La aventura del conocimiento
La comedia es un género más que complicado: despreciado por los puristas del buen gusto y el cinema qualité, sobreexplotado por las corporaciones del cine y la televisión, el humor suele quedar atrapado entre los límites asfixiantes de los cánones de la industria, perdiendo la cualidad que se nos ocurre esencial o definitoria, su capacidad de constituirse en un medio liberador, un ariete capaz de romper las estructuras simbólicas que regulan a la sociedad (y al espectador) y llevar libertad (conocimiento) allí donde sólo existía prejuicio, ignorancia o simple sumisión. Semejante aspiración emancipadora es, sin embargo, cada vez más rara de encontrar en nuestras carteleras cinematográficas, acaso porque las películas que suelen cooptarlas hacen casi siempre todo lo contrario (estigmatizan al marginado, afirman nuestros prejuicios), aún bajo cierta apariencia transgresora que nunca garantiza nada (¿acaso un filme como JACKASS puede ser liberador?). Pues el cine no necesita ser explícito ni violento para lograr la emancipación de nuestras conciencias: basta un espíritu de respeto hacia su objeto de estudio para sacudir las falsas estructuras que llevamos a su encuentro.

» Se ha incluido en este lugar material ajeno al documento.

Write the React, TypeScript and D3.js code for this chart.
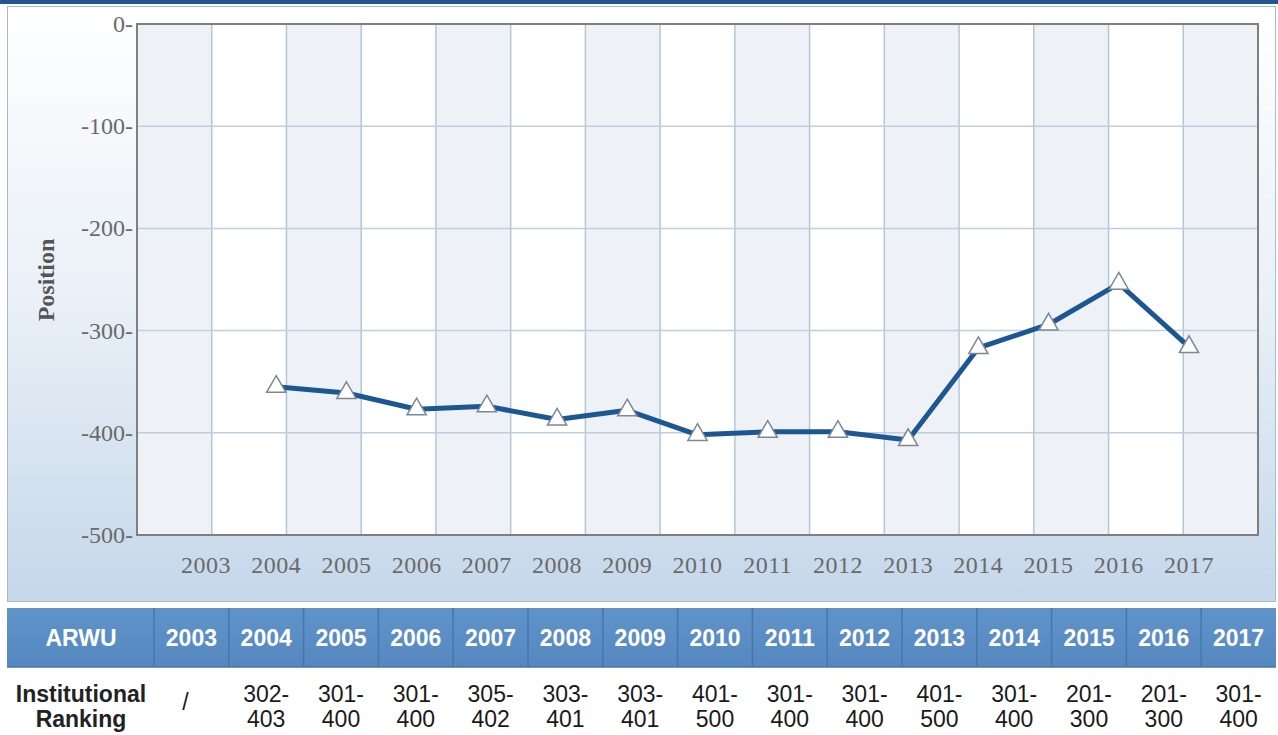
import React from "react";
import * as d3 from "d3";

const years = [2003, 2004, 2005, 2006, 2007, 2008, 2009, 2010, 2011, 2012, 2013, 2014, 2015, 2016, 2017];
// position per year (2003 has no ranking)
const positions: (number | null)[] = [null, -355, -361, -377, -374, -387, -378, -402, -399, -399, -407, -317, -294, -254, -316];
const yTicks = [0, -100, -200, -300, -400, -500];
const rankTop = ["/", "302-", "301-", "301-", "305-", "303-", "303-", "401-", "301-", "301-", "401-", "301-", "201-", "201-", "301-"];
const rankBottom = ["", "403", "400", "400", "402", "401", "401", "500", "400", "400", "500", "400", "300", "300", "400"];

const W = 1278;
const H = 735;
const plot = { left: 137, right: 1258, top: 24, bottom: 535 };

const serif = "'Liberation Serif', 'DejaVu Serif', serif";
const sans = "'Liberation Sans', Arial, sans-serif";

const App = () => {
  const x = d3.scalePoint<number>().domain(years).range([206, 1189]);
  const bands = d3.scaleBand<number>().domain(years).range([plot.left, plot.right]);
  const y = d3.scaleLinear().domain([-500, 0]).range([plot.bottom, plot.top]);

  const pts = years
    .map((yr, i) => ({ yr, v: positions[i] }))
    .filter((d) => d.v !== null) as { yr: number; v: number }[];

  const line = d3
    .line<{ yr: number; v: number }>()
    .x((d) => x(d.yr)!)
    .y((d) => y(d.v));

  const tri = d3.symbol().type(d3.symbolTriangle).size(160)();

  // table columns
  const colX = d3.scaleBand<number>().domain(years).range([154, 1276]);
  const headTop = 608;
  const headBottom = 667;

  return (
    <svg width={W} height={H} style={{ display: "block", position: "absolute", left: 0, top: 0 }}>
      <defs>
        <linearGradient id="panelBg" x1="0" y1="0" x2="0" y2="1">
          <stop offset="0" stopColor="#ffffff" />
          <stop offset="0.5" stopColor="#e9f0f7" />
          <stop offset="1" stopColor="#c5d7ea" />
        </linearGradient>
        <linearGradient id="headBg" x1="0" y1="0" x2="0" y2="1">
          <stop offset="0" stopColor="#5f93c9" />
          <stop offset="1" stopColor="#5588bf" />
        </linearGradient>
      </defs>
      <rect x={0} y={0} width={W} height={H} fill="#ffffff" />
      {/* top bar */}
      <rect x={0} y={0} width={W} height={4} fill="#24568f" />
      {/* chart panel */}
      <rect x={7.5} y={6.5} width={1268} height={595} fill="url(#panelBg)" stroke="#a8bccf" />

      {/* plot background bands */}
      {years.map((yr, i) => (
        <rect
          key={yr}
          x={bands(yr)}
          y={plot.top}
          width={bands.bandwidth()}
          height={plot.bottom - plot.top}
          fill={i % 2 === 0 ? "#eef2f6" : "#ffffff"}
        />
      ))}
      {/* grid */}
      {years.slice(1).map((yr) => (
        <line key={yr} x1={bands(yr)} x2={bands(yr)} y1={plot.top} y2={plot.bottom} stroke="#b3c7da" strokeWidth={1.5} />
      ))}
      {yTicks.slice(1, -1).map((t) => (
        <line key={t} x1={plot.left} x2={plot.right} y1={y(t)} y2={y(t)} stroke="#bccfe1" strokeWidth={1.5} />
      ))}
      <rect
        x={plot.left}
        y={plot.top}
        width={plot.right - plot.left}
        height={plot.bottom - plot.top}
        fill="none"
        stroke="#7f7f7f"
        strokeWidth={2}
      />

      {/* y axis labels */}
      {yTicks.map((t) => (
        <text key={t} x={133} y={y(t)} dy="0.33em" textAnchor="end" fontFamily={serif} fontSize={24} fill="#6a6a6a">
          {t}-
        </text>
      ))}
      <text
        transform={`translate(54,280) rotate(-90)`}
        textAnchor="middle"
        fontFamily={serif}
        fontWeight="bold"
        fontSize={24}
        fill="#555"
      >
        Position
      </text>

      {/* x axis labels */}
      {years.map((yr) => (
        <text
          key={yr}
          x={x(yr)}
          y={573}
          textAnchor="middle"
          fontFamily={serif}
          fontSize={24}
          letterSpacing={0.5}
          fill="#6a6a6a"
        >
          {yr}
        </text>
      ))}

      {/* series */}
      <path d={line(pts) ?? ""} fill="none" stroke="#1c5793" strokeWidth={5} strokeLinejoin="round" />
      {pts.map((d) => (
        <path
          key={d.yr}
          d={tri ?? ""}
          transform={`translate(${x(d.yr)},${y(d.v)})`}
          fill="#ffffff"
          stroke="#7b8896"
          strokeWidth={1.5}
        />
      ))}

      {/* table header */}
      <rect x={7} y={headTop} width={1269} height={headBottom - headTop} fill="url(#headBg)" />
      {years.map((yr) => (
        <line
          key={yr}
          x1={colX(yr)}
          x2={colX(yr)}
          y1={headTop}
          y2={headBottom}
          stroke="#4776aa"
          strokeWidth={1.5}
        />
      ))}
      <line x1={7} x2={1276} y1={headBottom} y2={headBottom} stroke="#4776aa" strokeWidth={1.5} />
      <text x={81} y={646} textAnchor="middle" fontFamily={sans} fontWeight="bold" fontSize={23} fill="#ffffff">
        ARWU
      </text>
      {years.map((yr) => (
        <text
          key={yr}
          x={colX(yr)! + colX.bandwidth() / 2}
          y={646}
          textAnchor="middle"
          fontFamily={sans}
          fontWeight="bold"
          fontSize={23}
          fill="#ffffff"
        >
          {yr}
        </text>
      ))}

      {/* table body */}
      <text x={81} y={702} textAnchor="middle" fontFamily={sans} fontWeight="bold" fontSize={23} fill="#222">
        Institutional
      </text>
      <text x={81} y={727} textAnchor="middle" fontFamily={sans} fontWeight="bold" fontSize={23} fill="#222">
        Ranking
      </text>
      {years.map((yr, i) => (
        <g key={yr} fontFamily={sans} fontSize={23} fill="#1a1a1a" textAnchor="middle">
          <text x={colX(yr)! + colX.bandwidth() / 2 + (i === 0 ? -6 : 0)} y={rankBottom[i] ? 702 : 710}>
            {rankTop[i]}
          </text>
          <text x={colX(yr)! + colX.bandwidth() / 2} y={727}>
            {rankBottom[i]}
          </text>
        </g>
      ))}
    </svg>
  );
};

export default App;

Un buen ejemplo de comedia sutil y libertaria es Lengua materna, la segunda película de ficción de la cordobesa Liliana Paolinelli (Por sus propios ojos), acaso una de la directoras locales más reconocidas en los últimos tiempos, que por fin llega a las grandes carteleras de nuestra ciudad. Sutil y libertaria porque tanto su tema, y sobre todo la forma en que lo aborda, logran trascender los estereotipos y lugares comunes de un subgénero ya bastante transitado, aunque casi nunca con la honestidad e inteligencia con que lo hace Paolinelli (a pesar de que el afiche de promoción sugiera todo lo contrario). Claro que el tema, como ha aclarado alguna vez la propia directora, no es tanto la homosexualidad como las relaciones entre madres e hijas, o quizás cómo los prejuicios sociales son capaces de condicionar hasta los vínculos más íntimos de las personas. Ya la apertura del filme, de una contundencia ejemplar, dejará en claro su tono y su conflicto central: un diálogo entre una madre y su hija culmina con la confesión de ésta última de su condición de lesbiana. No estamos ante una adolescente pues Ruth (Virginia Innocenti) ya supera los 40 años, y hace por lo menos 14 que convive con su actual pareja, una política en plena campaña para llegar a la Cámara de Diputados (Claudia Cantero), algo que su madre Estela (Claudia Lapacó, en un trabajo consagratorio) ni imaginaba, así como tampoco ciertos secretos que esconde su otra hija (interpretada por la cineasta Ana Katz). La primera escena ya revela así el estado de una relación que la estupefacta Estela no hará más que intentar cambiar a lo largo de toda la película: “Algo mal habré hecho”, se dice a sí misma en la primera reacción, pero poco después saldrá a enfrentarse con sus propios prejuicios, aunque las novedades quizás no sean tan bienvenidas por su hija. Primero, irá a hablar con el cura de su Iglesia pero sólo encontrará indiferencia (o mero rechazo y exclusión), luego comprará cierta bibliografía especializada que le despejará sus prejuicios y no tardará en pasar a aventuras mayores, como asistir a un boliche gay para conocer el ambiente. Lo cierto es que el proceso de aprendizaje de Estela la llevará a inmiscuirse cada vez más en la vida de su hija y su pareja, para descubrir al fin que no es tan perfecta como imaginaba, sino que se trata de vínculos tan complejos como cualquier otro, que su invasión tal vez pueda complicar.
La capacidad formal de Paolinelli se encuentra en los detalles: los encuadres son excelsos pero sutiles, al igual que la composición interna de los planos (en su mayoría medios y fijos), que privilegian a los protagonistas pero pocas veces condicionan la mirada del espectador; el timing para las escenas y varios gags humorísticos es notable, así como también el guión de la propia directora -con algunos diálogos sobresalientes-, y el uso del fuera de campo; hay al fin un respeto casi documental que despeja todo riesgo de costumbrismo para la venta. Su mayor logro, sin embargo, está en la decisión de privilegiar las actuaciones, que en Claudia Lapacó encuentra a una intérprete sublime, capaz de entregar un trabajo pleno de matices, que la coloca entre lo mejor del año.